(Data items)
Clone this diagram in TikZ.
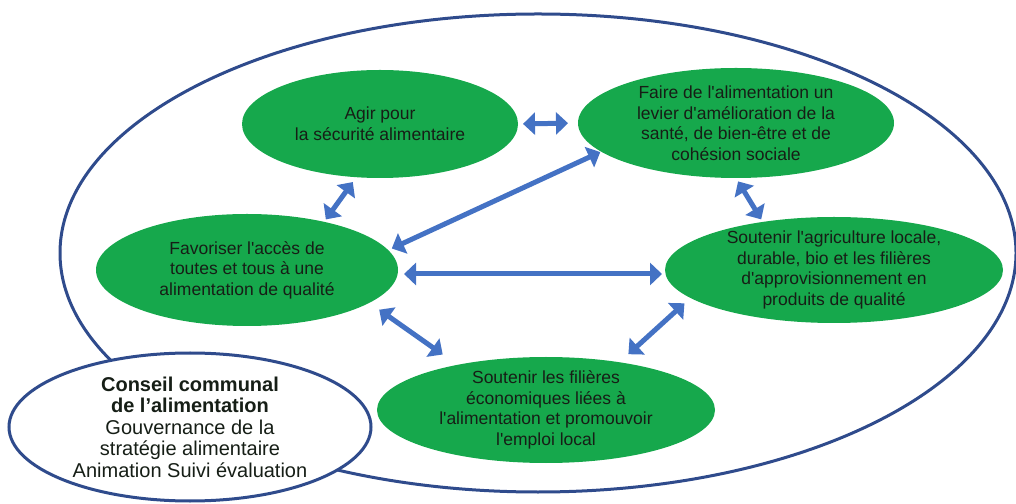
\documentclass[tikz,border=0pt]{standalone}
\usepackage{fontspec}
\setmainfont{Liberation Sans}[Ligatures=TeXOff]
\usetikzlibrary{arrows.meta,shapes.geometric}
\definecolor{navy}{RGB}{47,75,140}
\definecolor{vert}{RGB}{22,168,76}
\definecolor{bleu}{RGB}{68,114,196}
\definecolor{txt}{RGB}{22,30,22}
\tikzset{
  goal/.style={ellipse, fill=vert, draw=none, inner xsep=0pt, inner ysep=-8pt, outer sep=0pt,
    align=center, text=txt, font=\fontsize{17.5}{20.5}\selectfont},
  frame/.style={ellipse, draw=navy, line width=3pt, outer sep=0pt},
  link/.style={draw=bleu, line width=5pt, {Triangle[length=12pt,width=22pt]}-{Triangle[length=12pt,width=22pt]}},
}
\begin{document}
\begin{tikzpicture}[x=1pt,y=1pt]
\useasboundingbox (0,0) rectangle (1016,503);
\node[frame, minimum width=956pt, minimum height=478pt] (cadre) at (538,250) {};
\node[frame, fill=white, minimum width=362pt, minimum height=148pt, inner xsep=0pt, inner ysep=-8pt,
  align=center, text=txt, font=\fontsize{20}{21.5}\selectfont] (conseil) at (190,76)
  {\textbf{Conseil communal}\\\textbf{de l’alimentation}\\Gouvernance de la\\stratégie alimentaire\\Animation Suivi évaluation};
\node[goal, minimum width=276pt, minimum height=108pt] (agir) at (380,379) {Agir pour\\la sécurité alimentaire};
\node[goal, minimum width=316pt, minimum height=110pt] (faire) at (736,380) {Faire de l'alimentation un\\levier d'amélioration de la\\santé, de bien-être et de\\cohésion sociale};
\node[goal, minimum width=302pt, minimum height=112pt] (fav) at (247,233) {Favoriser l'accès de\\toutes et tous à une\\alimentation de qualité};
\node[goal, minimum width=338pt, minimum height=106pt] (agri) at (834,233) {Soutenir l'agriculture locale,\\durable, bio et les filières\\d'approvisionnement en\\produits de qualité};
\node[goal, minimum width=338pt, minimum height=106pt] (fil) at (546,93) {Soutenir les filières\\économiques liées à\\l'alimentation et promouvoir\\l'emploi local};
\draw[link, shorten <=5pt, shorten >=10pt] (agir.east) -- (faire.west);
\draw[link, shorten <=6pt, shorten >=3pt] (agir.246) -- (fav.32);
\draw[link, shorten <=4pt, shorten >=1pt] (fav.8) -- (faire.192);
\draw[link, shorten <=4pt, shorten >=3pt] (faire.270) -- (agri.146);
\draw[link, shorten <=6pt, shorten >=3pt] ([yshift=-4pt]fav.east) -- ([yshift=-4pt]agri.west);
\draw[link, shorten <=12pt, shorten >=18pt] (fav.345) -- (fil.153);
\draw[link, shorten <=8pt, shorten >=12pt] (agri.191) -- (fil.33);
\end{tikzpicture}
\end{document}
==
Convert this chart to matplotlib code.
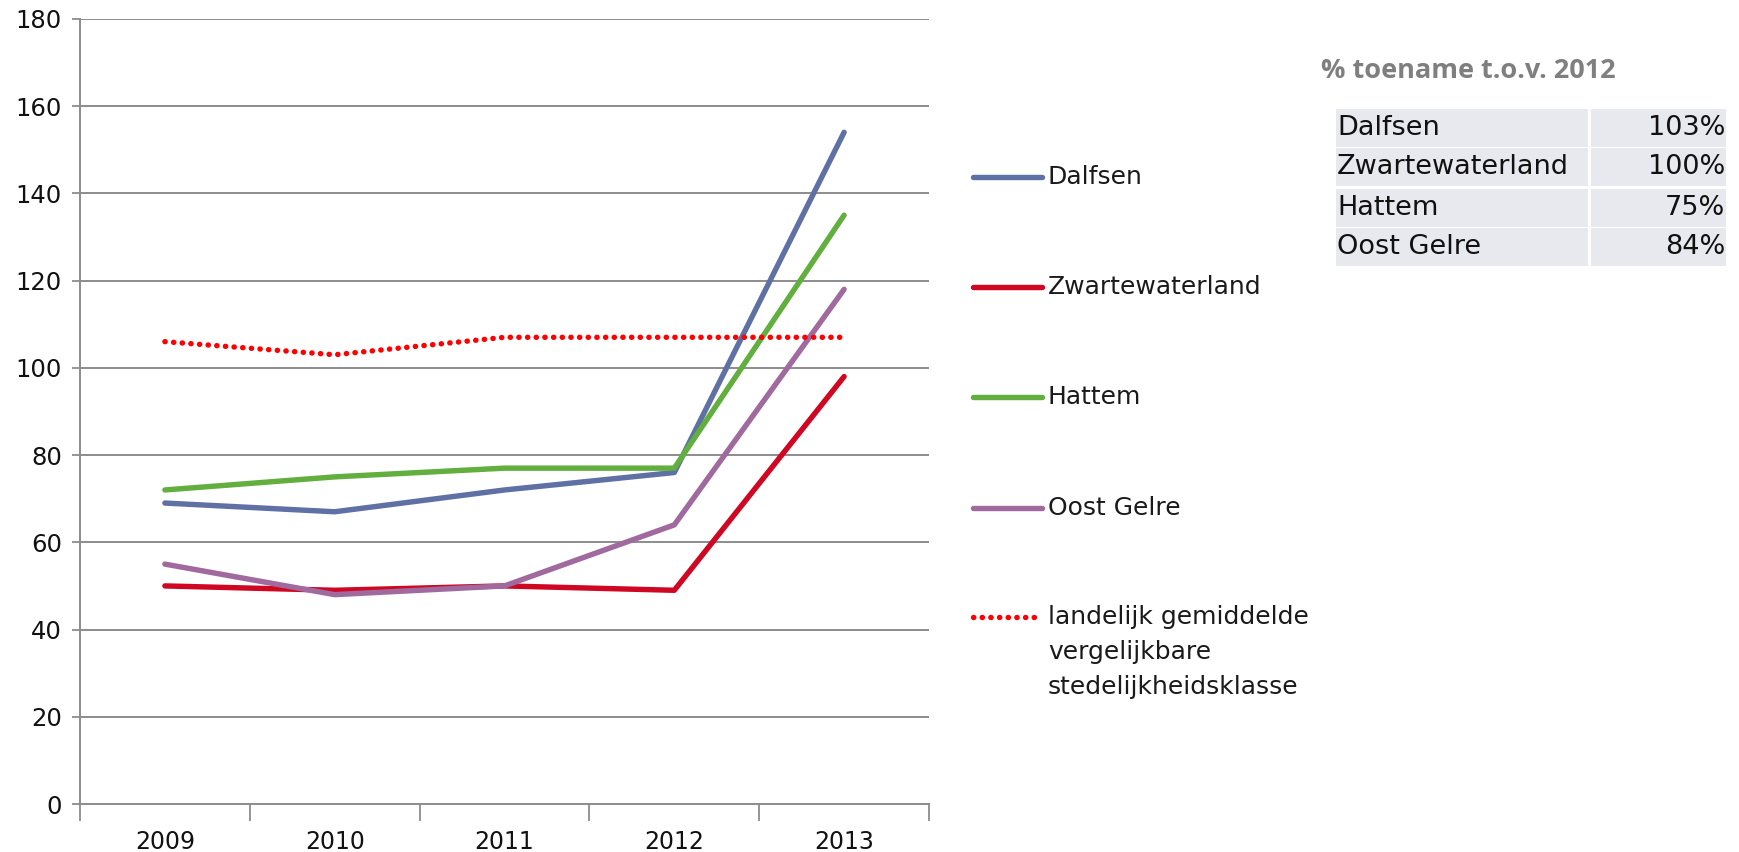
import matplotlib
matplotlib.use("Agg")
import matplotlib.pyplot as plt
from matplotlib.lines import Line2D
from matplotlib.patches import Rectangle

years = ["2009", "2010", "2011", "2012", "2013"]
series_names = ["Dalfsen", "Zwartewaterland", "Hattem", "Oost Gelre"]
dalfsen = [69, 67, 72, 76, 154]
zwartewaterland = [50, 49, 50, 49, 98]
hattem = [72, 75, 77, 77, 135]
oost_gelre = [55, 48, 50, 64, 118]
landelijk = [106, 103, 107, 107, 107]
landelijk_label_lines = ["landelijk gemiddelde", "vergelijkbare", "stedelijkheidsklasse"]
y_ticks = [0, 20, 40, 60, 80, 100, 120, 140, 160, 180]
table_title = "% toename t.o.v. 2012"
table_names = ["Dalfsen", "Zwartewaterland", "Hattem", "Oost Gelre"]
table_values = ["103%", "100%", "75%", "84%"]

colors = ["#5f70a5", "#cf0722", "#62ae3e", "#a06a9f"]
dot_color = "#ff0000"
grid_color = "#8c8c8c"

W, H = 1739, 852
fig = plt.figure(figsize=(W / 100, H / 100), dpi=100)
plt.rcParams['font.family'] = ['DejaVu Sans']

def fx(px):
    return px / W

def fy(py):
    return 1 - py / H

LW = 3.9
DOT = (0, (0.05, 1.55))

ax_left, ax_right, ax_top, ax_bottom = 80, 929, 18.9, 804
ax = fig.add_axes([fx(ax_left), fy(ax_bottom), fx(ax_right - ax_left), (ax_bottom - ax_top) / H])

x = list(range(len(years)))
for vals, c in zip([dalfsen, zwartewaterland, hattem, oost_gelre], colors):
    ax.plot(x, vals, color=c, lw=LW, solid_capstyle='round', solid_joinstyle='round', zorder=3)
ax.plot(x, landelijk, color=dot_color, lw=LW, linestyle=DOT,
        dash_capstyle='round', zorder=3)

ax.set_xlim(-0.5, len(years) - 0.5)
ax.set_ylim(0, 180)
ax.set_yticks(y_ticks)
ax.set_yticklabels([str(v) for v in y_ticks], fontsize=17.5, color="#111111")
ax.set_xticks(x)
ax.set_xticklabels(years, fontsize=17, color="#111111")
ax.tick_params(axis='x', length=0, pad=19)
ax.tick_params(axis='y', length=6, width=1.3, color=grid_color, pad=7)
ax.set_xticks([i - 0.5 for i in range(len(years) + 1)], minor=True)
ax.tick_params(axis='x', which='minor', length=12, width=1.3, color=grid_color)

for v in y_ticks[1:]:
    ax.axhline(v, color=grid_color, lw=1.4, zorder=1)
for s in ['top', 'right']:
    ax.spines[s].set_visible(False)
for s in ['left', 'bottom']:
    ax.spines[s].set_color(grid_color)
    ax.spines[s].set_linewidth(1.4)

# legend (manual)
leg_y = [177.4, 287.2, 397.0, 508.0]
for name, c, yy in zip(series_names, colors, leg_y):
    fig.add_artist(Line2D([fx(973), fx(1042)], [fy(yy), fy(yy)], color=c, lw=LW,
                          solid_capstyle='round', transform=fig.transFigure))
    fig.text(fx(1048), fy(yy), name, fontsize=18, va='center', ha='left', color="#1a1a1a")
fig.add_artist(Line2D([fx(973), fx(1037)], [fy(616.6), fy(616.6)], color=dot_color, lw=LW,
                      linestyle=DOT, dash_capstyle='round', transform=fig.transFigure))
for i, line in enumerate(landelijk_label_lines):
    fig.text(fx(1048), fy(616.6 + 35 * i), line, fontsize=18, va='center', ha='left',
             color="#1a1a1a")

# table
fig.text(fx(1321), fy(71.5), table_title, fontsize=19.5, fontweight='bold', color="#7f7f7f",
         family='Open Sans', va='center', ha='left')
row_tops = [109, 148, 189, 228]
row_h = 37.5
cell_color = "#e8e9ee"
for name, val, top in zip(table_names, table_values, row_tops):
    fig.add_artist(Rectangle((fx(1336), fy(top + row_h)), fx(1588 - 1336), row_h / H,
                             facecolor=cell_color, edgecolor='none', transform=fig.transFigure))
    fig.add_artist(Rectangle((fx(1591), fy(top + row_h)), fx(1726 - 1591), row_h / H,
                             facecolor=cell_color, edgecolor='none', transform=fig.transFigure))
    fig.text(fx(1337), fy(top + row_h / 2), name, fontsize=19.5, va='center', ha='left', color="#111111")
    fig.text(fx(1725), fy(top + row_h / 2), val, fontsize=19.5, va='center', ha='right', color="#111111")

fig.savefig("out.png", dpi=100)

● Directions for this task: Give the count of lines in the listing that hold the word "matplotlib", with no other text.

● Exercise solution: 6